Further Examination of Interconnection in Conjugated Polymers for Organic Field‐Effect Transistors

Conventional design principles toward conjugated polymers aiming at high organic field‐effect‐transistor (OFET) mobilities are directed at the establishment of extensive edge‐on π‐order. However, emerging principles state that efficient charge transport can be established through interconnected short‐range‐order polymer crystallites. Fractional side‐chain truncation has been employed to furnish numerous polymers. The electronic structures of the polymers are insensitive to side‐chain variation, whereas the thermal and morphological properties respond to it significantly. As the butyl side chain in the polymer backbone increases in size, the π‐order of the corresponding polymer thin film decreases gradually, while the π‐interconnection is enhanced. Moreover, the π‐anisotropy is transformed from face‐on to isotropy, which can be rationalized by the geometric shape of polymer crystallite.

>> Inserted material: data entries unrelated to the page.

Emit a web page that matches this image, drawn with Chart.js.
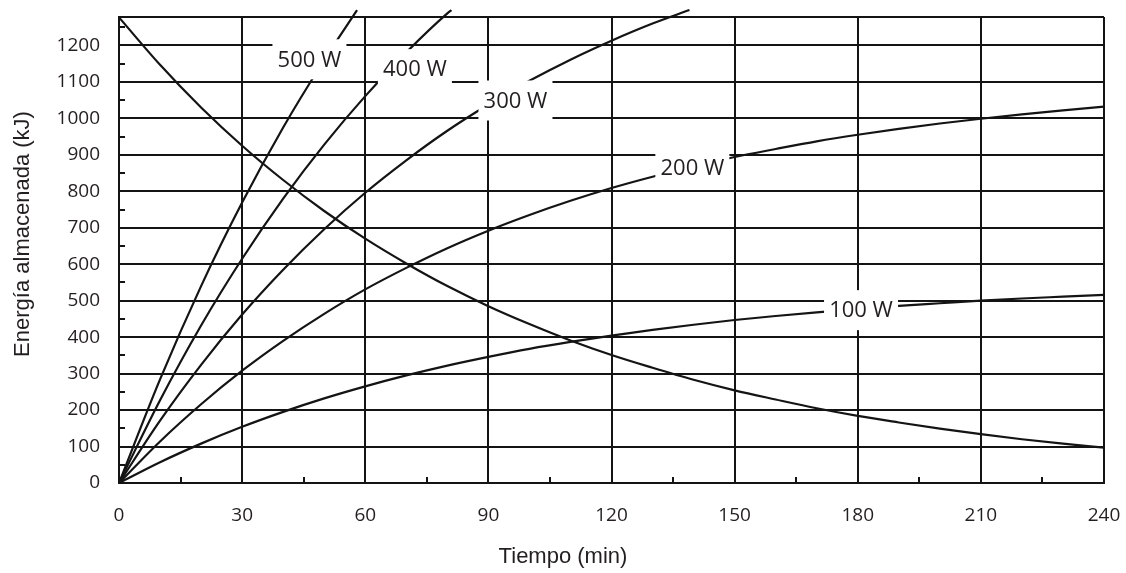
<!DOCTYPE html>
<html>
<head>
<meta charset="utf-8">
<script src="https://cdn.jsdelivr.net/npm/chart.js@4/dist/chart.umd.min.js"></script>
<style>
  html, body { margin: 0; padding: 0; background: #fff; }
</style>
</head>
<body>
<canvas id="chart" width="1126" height="573"></canvas>
<script>
// tick labels
const xTicks = [0, 30, 60, 90, 120, 150, 180, 210, 240];
const yTicks = [0, 100, 200, 300, 400, 500, 600, 700, 800, 900, 1000, 1100, 1200];

// minutes
const tiempo = [0, 10, 20, 30, 40, 50, 60, 70, 80, 90, 100, 110, 120, 130, 140, 150, 160, 170, 180, 190, 200, 210, 220, 230, 240];
const t300 = [0, 10, 20, 30, 40, 50, 60, 70, 80, 90, 100, 110, 120, 130, 139];
const t400 = [0, 10, 20, 30, 40, 50, 60, 70, 80, 81];
const t500 = [0, 10, 20, 30, 40, 50, 58];

// stored energy (kJ)
const descarga = [1277, 1147, 1030, 925, 831, 746, 670, 602, 540, 485, 436, 391, 351, 316, 283, 254, 229, 205, 184, 166, 149, 134, 120, 108, 97];
const e100 = [0, 57, 108, 154, 195, 232, 265, 295, 322, 346, 368, 387, 404, 420, 434, 447, 458, 468, 477, 486, 493, 500, 506, 511, 516];
const e200 = [0, 114, 216, 308, 390, 464, 531, 590, 644, 692, 735, 774, 809, 840, 868, 894, 916, 937, 955, 971, 986, 999, 1011, 1022, 1032];
const e300 = [0, 171, 324, 462, 585, 696, 796, 885, 966, 1038, 1103, 1161, 1213, 1260, 1297];
const e400 = [0, 227, 432, 615, 780, 928, 1061, 1181, 1288, 1297];
const e500 = [0, 284, 540, 769, 975, 1160, 1297];

const etiquetas = ['500 W', '400 W', '300 W', '200 W', '100 W'];

const INK = '#141414';
const TXT = '#231f20';

function pts(xs, ys) {
  return xs.map((t, i) => ({ x: t, y: ys[i] }));
}

function serie(xs, ys) {
  return {
    data: pts(xs, ys),
    borderColor: INK,
    borderWidth: 2.2,
    pointRadius: 0,
    cubicInterpolationMode: 'monotone',
    clip: false
  };
}

// chart.js pads the plot for tick labels, we want the plot edges fixed
function noPad(s) {
  s.paddingTop = 0;
  s.paddingRight = 0;
  s.paddingLeft = 0;
  s.paddingBottom = 0;
}

// minor ticks, labels with white boxes, axis titles
const extras = {
  id: 'extras',
  afterDatasetsDraw(chart, args, opts) {
    const { ctx, chartArea, scales: { x, y } } = chart;
    ctx.save();
    ctx.strokeStyle = INK;
    ctx.lineWidth = 2;
    ctx.beginPath();
    for (let v = 15; v < 240; v += 30) {
      const px = Math.round(x.getPixelForValue(v));
      ctx.moveTo(px, chartArea.bottom);
      ctx.lineTo(px, chartArea.bottom - 6);
    }
    for (let v = 50; v < y.max; v += 100) {
      const py = Math.round(y.getPixelForValue(v));
      ctx.moveTo(chartArea.left, py);
      ctx.lineTo(chartArea.left + 6, py);
    }
    ctx.stroke();

    ctx.font = '22px "Open Sans"';
    ctx.textAlign = 'center';
    ctx.textBaseline = 'middle';
    opts.pos.forEach((p, i) => {
      const cx = x.getPixelForValue(p[0]);
      const cy = y.getPixelForValue(p[1]);
      ctx.fillStyle = '#fff';
      ctx.fillRect(cx - 37, cy - 20, 74, 40);
      ctx.fillStyle = TXT;
      ctx.fillText(etiquetas[i], cx, cy + 1);
    });

    ctx.font = '22px "Liberation Sans"';
    ctx.fillStyle = TXT;
    ctx.fillText('Tiempo (min)', 563, 557);
    ctx.translate(23, 234);
    ctx.rotate(-Math.PI / 2);
    ctx.fillText('Energía almacenada (kJ)', 0, 0);
    ctx.restore();
  }
};

new Chart(document.getElementById('chart'), {
  type: 'line',
  data: {
    datasets: [
      serie(tiempo, descarga),
      serie(tiempo, e100),
      serie(tiempo, e200),
      serie(t300, e300),
      serie(t400, e400),
      serie(t500, e500)
    ]
  },
  options: {
    responsive: false,
    animation: false,
    layout: { padding: { top: 17, right: 22, left: 0, bottom: 0 } },
    plugins: {
      legend: { display: false },
      tooltip: { enabled: false },
      extras: {
        pos: [[46.4, 1162], [72.1, 1135], [96.6, 1049], [139.7, 865], [180.8, 474]]
      }
    },
    scales: {
      x: {
        type: 'linear',
        min: 0,
        max: 240,
        afterBuildTicks: s => { s.ticks = xTicks.map(v => ({ value: v })); },
        afterFit: s => { s.height = 90; noPad(s); },
        ticks: {
          color: TXT,
          font: { family: 'Open Sans', size: 19 },
          padding: 21,
          maxRotation: 0
        },
        grid: { color: INK, lineWidth: 2, drawTicks: false },
        border: { color: INK, width: 2 }
      },
      y: {
        type: 'linear',
        min: 0,
        max: 1278,
        afterBuildTicks: s => { s.ticks = yTicks.map(v => ({ value: v })).concat([{ value: 1278 }]); },
        afterFit: s => { s.width = 119; noPad(s); },
        ticks: {
          color: TXT,
          font: { family: 'Open Sans', size: 19 },
          padding: 19,
          callback: v => (v % 100 === 0 ? v : '')
        },
        grid: { color: INK, lineWidth: 2, drawTicks: false },
        border: { color: INK, width: 2 }
      }
    }
  },
  plugins: [extras]
});
</script>
</body>
</html>
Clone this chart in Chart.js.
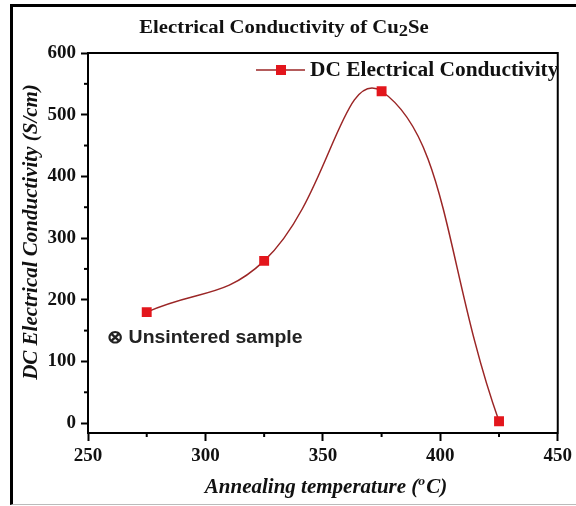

The OFET results disclose the beneficial effect of π‐interconnection to enhance the electron mobility. The significant role of π‐interconnection in the transport is further emphasized. An electron mobility of 0.31 cm2 V−1 s−1 is accomplished, strongly suggesting that the modulation of π‐interconnection by fractional side‐chain truncation can serve as a straightforward approach to improving OFET electron mobility. Fractional side‐chain truncation is employed to furnish numerous polymers. As the butyl side chain in the polymer backbone increases in length, the π‐order of the polymer thin film decreases gradually, while the π‐interconnection is enhanced. The beneficial effect of π‐interconnection to the electron mobility is validated. An electron mobility of 0.31 cm2 V−1 s−1 is then achieved.